比較例1では、粒子成長用溶液を実施例1と同様に調製した。シード粒子水性分散液を30℃、80rpmの条件で攪拌しながら、これに20℃の粒子成長用溶液303gを添加し、30℃、20rpmの条件で攪拌した。この攪拌を粒子成長用溶液の添加から、248分間継続することで、成長粒子が液滴として分散してなる成長粒子水性分散液を得た。
上記成長粒子水性分散液に、25%アンモニア水溶液60gを5g/分の速度で滴下した後、一晩30℃にて攪拌することで、成長粒子を固化させた。これにより、固化粒子が分散してなる固化粒子水性分散液を得た。固化粒子の平均粒子径は36.78μmであり、CV値は4.07%であった。図2(a)には、固化粒子の光学顕微鏡写真を示している。図2(a)に示されるように、比較例1の固化粒子においては、コアシェル構造が確認されていない。
比較例1では、実施例1と同様に洗浄及び乾燥工程を行った。
<焼成工程>
比較例1では、実施例1と同様に焼成工程を行った。得られた焼成粒子の平均粒子径は30.11μm、CV値は4.43%であった。図2(b)には、シリカ粒子の光学顕微鏡写真を示している。図2(b)に示されるように、比較例1では多数のシリカ粒子において、割れ、亀裂等の不具合が発生していた。
Claims (2)
- 一般式(1):
R1 n−Si−(OR2)4−n ・・・(1)
(一般式(1)中、R1は非加水分解性基であって、炭素数1〜20のアルキル基、(メタ)アクリロイルオキシ基若しくはエポキシ基を有する炭素数1〜20のアルキル基、炭素数2〜20のアルケニル基、炭素数6〜20のアリール基、又は、炭素数7〜20のアラルキル基を示し、R2は炭素数1〜6のアルキル基を示し、nは1〜3の整数を示し、R1が複数ある場合、各R1は互いに同一であっても異なっていてもよく、OR2が複数ある場合、各OR2は互いに同一であっても異なっていてもよい。)

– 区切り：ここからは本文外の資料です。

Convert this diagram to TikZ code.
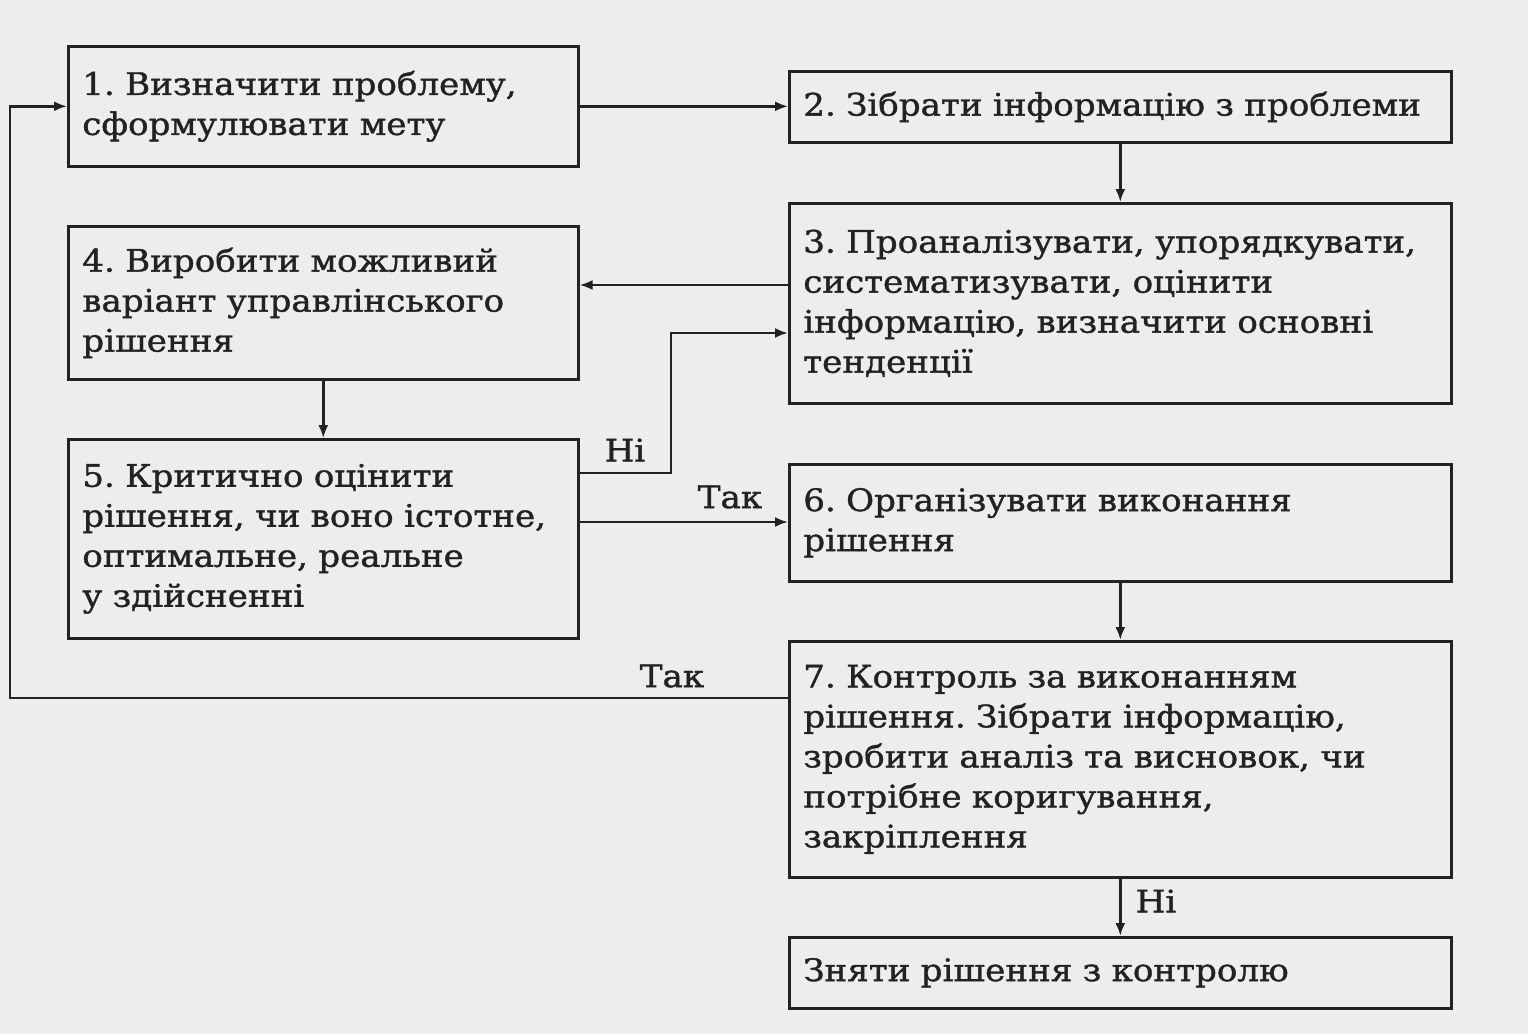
\documentclass[tikz,border=0pt]{standalone}
\usepackage{fontspec}
\setmainfont{DejaVu Serif}[FakeBold=1.2,FakeStretch=1.1]
\usetikzlibrary{arrows.meta}
\definecolor{ink}{HTML}{222222}
\definecolor{paper}{HTML}{EDEDED}
\begin{document}
\frenchspacing
\begin{tikzpicture}[x=1pt,y=-1pt,
  box/.style={draw=ink, line width=2.6pt, rectangle, anchor=north west, align=left,
    inner xsep=14pt, inner ysep=0pt, text=ink, font=\fontsize{31}{40}\selectfont},
  lbl/.style={text=ink, font=\fontsize{31}{36}\selectfont, inner sep=0pt},
  arr/.style={draw=ink, line width=2.4pt, -{Latex[length=13pt,width=10pt]}},
  ln/.style={draw=ink, line width=2.4pt}]
\fill[paper] (0,0) rectangle (1528,1034);
\useasboundingbox (0,0) rectangle (1528,1034);
% left column
\node[box, minimum width=510pt, minimum height=120pt, text width=482pt] (b1) at (67,45)
  {1. Визначити проблему,\\сформулювати мету};
\node[box, minimum width=510pt, minimum height=153pt, text width=482pt] (b4) at (67,225)
  {4. Виробити можливий\\варіант управлінського\\рішення};
\node[box, minimum width=510pt, minimum height=199pt, text width=482pt] (b5) at (67,438)
  {5. Критично оцінити\\рішення, чи воно істотне,\\оптимальне, реальне\\у здійсненні};
% right column
\node[box, minimum width=662pt, minimum height=71pt, text width=634pt] (b2) at (788,70)
  {2. Зібрати інформацію з проблеми};
\node[box, minimum width=662pt, minimum height=200pt, text width=634pt] (b3) at (788,202)
  {3. Проаналізувати, упорядкувати,\\систематизувати, оцінити\\інформацію, визначити основні\\тенденції};
\node[box, minimum width=662pt, minimum height=117pt, text width=634pt] (b6) at (788,463)
  {6. Організувати виконання\\рішення};
\node[box, minimum width=662pt, minimum height=236pt, text width=634pt] (b7) at (788,640)
  {7. Контроль за виконанням\\рішення. Зібрати інформацію,\\зробити аналіз та висновок, чи\\потрібне коригування,\\закріплення};
\node[box, minimum width=662pt, minimum height=71pt, text width=634pt] (b8) at (788,936)
  {Зняти рішення з контролю};
% helper coordinates
\coordinate (lpA) at (10,698);
\coordinate (c34) at (0,285);
\coordinate (niA) at (671,473);
\coordinate (niB) at (671,333);
\coordinate (tak) at (0,522);
% connectors
\draw[arr] (b1.east) -- (b1.east -| b2.west);
\draw[arr] (b2.south) -- (b3.north);
\draw[arr] (b3.west |- c34) -- (b4.east |- c34);
\draw[arr] (b4.south) -- (b5.north -| b4.south);
\draw[arr] (b5.east |- niA) -- (niA) -- (niB) -- (b3.west |- niB);
\draw[arr] (b5.east |- tak) -- (b6.west |- tak);
\draw[arr] (b6.south) -- (b7.north);
\draw[arr] (b7.west |- lpA) -- (lpA) |- (b1.west);
\draw[arr] (b7.south) -- (b8.north);
% labels
\node[lbl] (tNi1) at (625,450) {Ні};
\node[lbl] (tTak1) at (730,497) {Так};
\node[lbl] (tTak2) at (672,676) {Так};
\node[lbl] (tNi2) at (1156,901) {Ні};
\end{tikzpicture}
\end{document}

で表されるアルコキシドを加水分解及び縮合させることで、液滴状のシード粒子が分散してなるシード粒子水性分散液を調製する工程と、
前記シード粒子水性分散液と前記アルコキシドと混合することで前記シード粒子を成長させた成長粒子を得る工程と、
前記成長粒子を固化させることで固化粒子を得る工程と、
前記固化粒子を焼成する工程とを含むポリオルガノシロキサン粒子の製造方法であって、
前記固化粒子が、光学顕微鏡で観察されるコアシェル構造を有してなり、その固化粒子を前記焼成する工程に供することを特徴とするポリオルガノシロキサン粒子の製造方法。 - 一般式(1):
R1 n−Si−(OR2)4−n ・・・(1)
(一般式(1)中、R1は非加水分解性基であって、炭素数1〜20のアルキル基、(メタ)アクリロイルオキシ基若しくはエポキシ基を有する炭素数1〜20のアルキル基、炭素数2〜20のアルケニル基、炭素数6〜20のアリール基、又は、炭素数7〜20のアラルキル基を示し、R2は炭素数1〜6のアルキル基を示し、nは1〜3の整数を示し、R1が複数ある場合、各R1は互いに同一であっても異なっていてもよく、OR2が複数ある場合、各OR2は互いに同一であっても異なっていてもよい。)
で表されるアルコキシドを加水分解及び縮合させることで、液滴状のシード粒子が分散してなるシード粒子水性分散液を調製する工程と、
前記シード粒子水性分散液と前記アルコキシドと混合することで前記シード粒子を成長させた成長粒子を得る工程と、
前記成長粒子を固化させることで固化粒子を得る工程と、
前記固化粒子を焼成することで前記固化粒子に含まれる有機成分を除去する工程とを含むシリカ粒子の製造方法であって、
前記固化粒子が、光学顕微鏡で観察されるコアシェル構造を有してなり、その固化粒子を前記焼成する工程に供することを特徴とするシリカ粒子の製造方法。